FILE PHOTO: French Republican guards stand during a ceremony at Place de la Republique square to pay tribute to the victims of last year's shooting at the French satirical newspaper Charlie Hebdo, in Paris, France, January 10, 2016. REUTERS/Yohan Valat/Pool/File Photo

An appeal trial will begin on Monday in a Paris court as two men found guilty of helping Islamist militants prepare the 2015 deadly attacks on the Charlie Hebdo satirical magazine and a Jewish supermarket in Paris seek to overturn their convictions.

The two men - Ali Riza Polat and Amar Ramdani - are among 14 convicted in December 2020 as accomplices of the attackers, who were themselves killed by police soon after the killings.

Polat and Ramdani have denied involvement in the attacks and are the only convicted accomplices to appeal. They received the heaviest sentences.

On Jan. 7, 2015, brothers Said and Cherif Kouachi went on a killing spree in the Paris offices of Charlie Hebdo, whose satire on race, religion and politics tested the limits of what society would accept in the name of free speech. They killed 12 in an attack claimed by al Qaeda.

The following day, Amedy Coulibaly, an acquaintance of Cherif Kouachi, killed a female police officer. Then, a day after that, he killed four Jewish men at a kosher supermarket. In a video, he said he acted in the name of Islamic State.

In the 2020 trial, Polat was sentenced to 30 years in prison after it was ruled he had helped the Kouachi brothers and Amedy Coulibaly secure weapons. Ramdani was given 20 years in prison for supplying weapons and financing the attacks.
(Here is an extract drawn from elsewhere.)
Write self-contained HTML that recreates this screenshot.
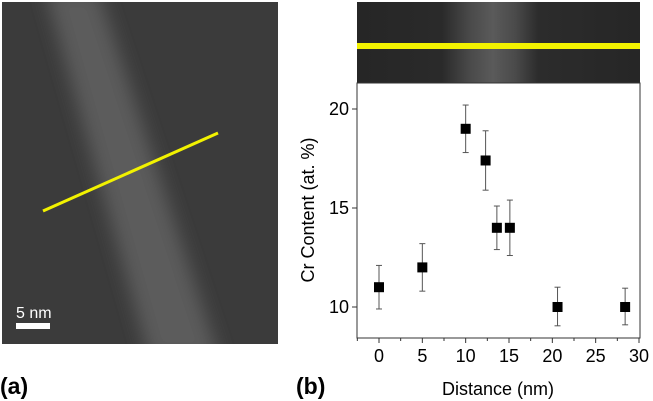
<!DOCTYPE html>
<html><head><meta charset="utf-8"><style>
html,body{margin:0;padding:0;background:#fff;width:653px;height:401px;overflow:hidden}
svg{display:block;font-family:"Liberation Sans",sans-serif}
</style></head><body>
<svg id="fig" width="653" height="401" viewBox="0 0 653 401">
<defs>
<linearGradient id="strip" x1="0" y1="0" x2="1" y2="0">
<stop offset="0" stop-color="#262626"/><stop offset="0.3" stop-color="#2a2a2a"/><stop offset="0.4" stop-color="#4a4a4a"/><stop offset="0.48" stop-color="#5a5a5a"/><stop offset="0.56" stop-color="#4a4a4a"/><stop offset="0.64" stop-color="#2c2c2c"/><stop offset="1" stop-color="#262626"/>
</linearGradient>
<filter id="blur" x="-50%" y="-10%" width="200%" height="120%"><feGaussianBlur stdDeviation="9"/></filter>
<clipPath id="clipA"><rect x="2" y="2" width="276" height="342"/></clipPath>
</defs>
<g clip-path="url(#clipA)">
<rect x="2" y="2" width="276" height="342" fill="#3b3b3b"/>
<polygon points="45,-10 98,-10 220,360 150,360" fill="#5c5c5c" filter="url(#blur)"/>
<line x1="43" y1="211" x2="218" y2="133" stroke="#f2f200" stroke-width="3"/>
<text x="16" y="318" fill="#fff" font-size="16">5 nm</text>
<rect x="16" y="323" width="34" height="6" fill="#fff"/>
</g>
<text x="0" y="394" font-size="23" font-weight="bold">(a)</text>
<g>
<rect x="357" y="2" width="283" height="81" fill="url(#strip)"/>
<rect x="357" y="43" width="283" height="6" fill="#f2f200"/>
</g>
<rect x="357" y="83" width="283" height="255" fill="#fff" stroke="#333" stroke-width="1"/>
<g id="marks"></g>
<g id="axes"></g>
<text transform="translate(314,210) rotate(-90)" text-anchor="middle" font-size="18">Cr Content (at. %)</text>
<text x="498" y="395" text-anchor="middle" font-size="18">Distance (nm)</text>
<text x="296" y="394" font-size="23" font-weight="bold">(b)</text>
</svg>
<script>
const distances=[0,5,10,12.3,13.6,15.1,20.6,28.4];
const crContent=[11,12,19,17.4,14,14,10,10];
const errUpper=[12.1,13.2,20.2,18.9,15.1,15.4,11,10.95];
const errLower=[9.9,10.8,17.8,15.9,12.9,12.6,9.05,9.1];
const xTicks=[0,5,10,15,20,25,30];
const yTicks=[10,15,20];
const NS="http://www.w3.org/2000/svg";
const X=v=>379+(v-0)*(639-379)/30;
const Y=v=>307-(v-10)*(307-109)/10;
const marks=document.getElementById('marks'),axes=document.getElementById('axes');
function mk(tag,a,p){const e=document.createElementNS(NS,tag);for(const k in a)e.setAttribute(k,a[k]);p.appendChild(e);return e;}
distances.forEach((d,i)=>{
 const x=X(d);
 const g=mk('g',{},marks);
 
 
 mk('line',{x1:x,x2:x,y1:Y(errUpper[i]),y2:Y(errLower[i]),stroke:'#555','stroke-width':1},g);
 mk('line',{x1:x-3,x2:x+3,y1:Y(errUpper[i]),y2:Y(errUpper[i]),stroke:'#555','stroke-width':1},g);
 mk('line',{x1:x-3,x2:x+3,y1:Y(errLower[i]),y2:Y(errLower[i]),stroke:'#555','stroke-width':1},g);
 mk('rect',{x:x-5,y:Y(crContent[i])-5,width:10,height:10,fill:'#000'},g);
});
xTicks.forEach((t,i)=>{
 const x=X(t);
 const l=mk('line',{x1:x,x2:x,y1:338,y2:343,stroke:'#333'},axes);
 
 
 const tx=mk('text',{x:x,y:362,'text-anchor':'middle','font-size':18},axes);
 tx.textContent=t;
 
 
 if(i<xTicks.length-1){const m=X(t+2.5);mk('line',{x1:m,x2:m,y1:338,y2:341,stroke:'#333'},axes);}
});
mk('line',{x1:X(-2.5),x2:X(-2.5),y1:338,y2:341,stroke:'#333'},axes);
yTicks.forEach(t=>{
 const y=Y(t);
 mk('line',{x1:352,x2:357,y1:y,y2:y,stroke:'#333'},axes);
 const tx=mk('text',{x:349,y:y+6,'text-anchor':'end','font-size':18},axes);
 tx.textContent=t;
 
 
});
</script>
</body></html>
The appeal trial is expected to last six weeks.

Charlie Hebdo lawyer Richard Malka told France Inter radio on Monday: "My role in this trial, as Charlie Hebdo lawyer, is to bring on the fight for free speech, the values that the terrorists tried to destroy .... My role, my duty is to always dig deeper to try to understand why this happened and how we can fight it."